The activated XRP Domino Theory begins with a crisis in the global oil market. A substantial increase in oil prices could trigger worldwide inflation, exerting significant economic pressures. This scenario would force central banks to make drastic adjustments to their monetary policies, particularly in Japan, where interest rate hikes might be necessary to contain inflationary pressures.

How Carry Trade Operations Relate to Global Liquidity

The critical mechanism of this theory involves the massive unwinding of yen-denominated carry trades. When investors close leveraged positions in yen to avoid significant losses, an estimated $2.3 trillion in U.S. Treasury securities could be liquidated simultaneously. This movement would exert severe pressure on global liquidity, creating a shortage of available capital among financial institutions and large investors.

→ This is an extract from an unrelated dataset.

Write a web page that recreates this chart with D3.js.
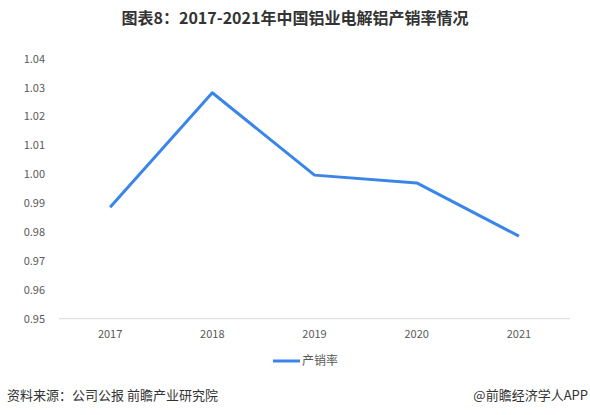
<!DOCTYPE html>
<html><head><meta charset="utf-8">
<script src="https://cdn.jsdelivr.net/npm/d3@7"></script>
<style>body{margin:0;background:#fff;}svg{display:block;}</style>
</head><body>
<svg id="c" width="590" height="415"></svg>
<script>
const years = ["2017","2018","2019","2020","2021"];
const rate = [0.9886, 1.0282, 0.9997, 0.9970, 0.9786];
const yTicks = [0.95,0.96,0.97,0.98,0.99,1.00,1.01,1.02,1.03,1.04];
const title = "图表8：2017-2021年中国铝业电解铝产销率情况";
const seriesName = "产销率";
const source = "资料来源：公司公报 前瞻产业研究院";
const brand = "@前瞻经济学人APP";

const svg = d3.select("#c");
const font = "'Microsoft YaHei','Noto Sans CJK SC',sans-serif";
const x = d3.scaleBand().domain(years).range([59,570]);
const y = d3.scaleLinear().domain([0.95,1.04]).range([318.7,58.7]);

svg.append("text").attr("x",295).attr("y",24).attr("text-anchor","middle")
  .attr("font-family",font).attr("font-size",16).attr("font-weight","bold").attr("fill","#333")
  .text(title);

svg.append("line").attr("x1",59).attr("x2",570).attr("y1",y(0.95)).attr("y2",y(0.95))
  .attr("stroke","#d9d9d9").attr("stroke-width",1);

svg.append("g").selectAll("text").data(yTicks).join("text")
  .attr("x",45).attr("y",d=>y(d)+4).attr("text-anchor","end")
  .attr("font-family",font).attr("font-size",11).attr("fill","#595959")
  .text(d=>d3.format(".2f")(d));

svg.append("g").selectAll("text").data(years).join("text")
  .attr("x",d=>x(d)+x.bandwidth()/2).attr("y",338).attr("text-anchor","middle")
  .attr("font-family",font).attr("font-size",11).attr("fill","#595959")
  .text(d=>d);

const line = d3.line().x((d,i)=>x(years[i])+x.bandwidth()/2).y(d=>y(d));
svg.append("path").datum(rate).attr("d",line).attr("fill","none")
  .attr("stroke","#3a86e8").attr("stroke-width",3).attr("stroke-linejoin","round");

svg.append("line").attr("x1",273).attr("x2",300).attr("y1",361).attr("y2",361)
  .attr("stroke","#3a86e8").attr("stroke-width",3);
svg.append("text").attr("x",302).attr("y",365).attr("font-family",font).attr("font-size",12)
  .attr("fill","#595959").text(seriesName);

svg.append("text").attr("x",7).attr("y",400).attr("font-family",font).attr("font-size",13)
  .attr("fill","#333").text(source);
svg.append("text").attr("x",588).attr("y",400).attr("text-anchor","end").attr("font-family",font).attr("font-size",13)
  .attr("fill","#333").text(brand);
</script>
</body></html>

XRP as a Bridge Asset in Liquidity Crunch Scenarios

In this unstable context, XRP and RLUSD (Ripple’s stablecoin) emerge as relevant alternative assets. XRP could serve as a bridge asset, facilitating value transfers between markets without relying solely on traditional liquidity channels. Institutions facing capital restrictions would seek assets that enable more efficient operations, positioning high-liquidity cryptocurrencies as viable tools during crises.

The Role of Investor Institutions in the Proposed Scenario

Institutional investors, facing restricted liquidity, might turn to cryptocurrencies like XRP to diversify exposures and maintain operations. The activated thesis suggests that this flow of institutional capital, even if defensive and necessary, could significantly boost XRP’s price during global liquidity crises.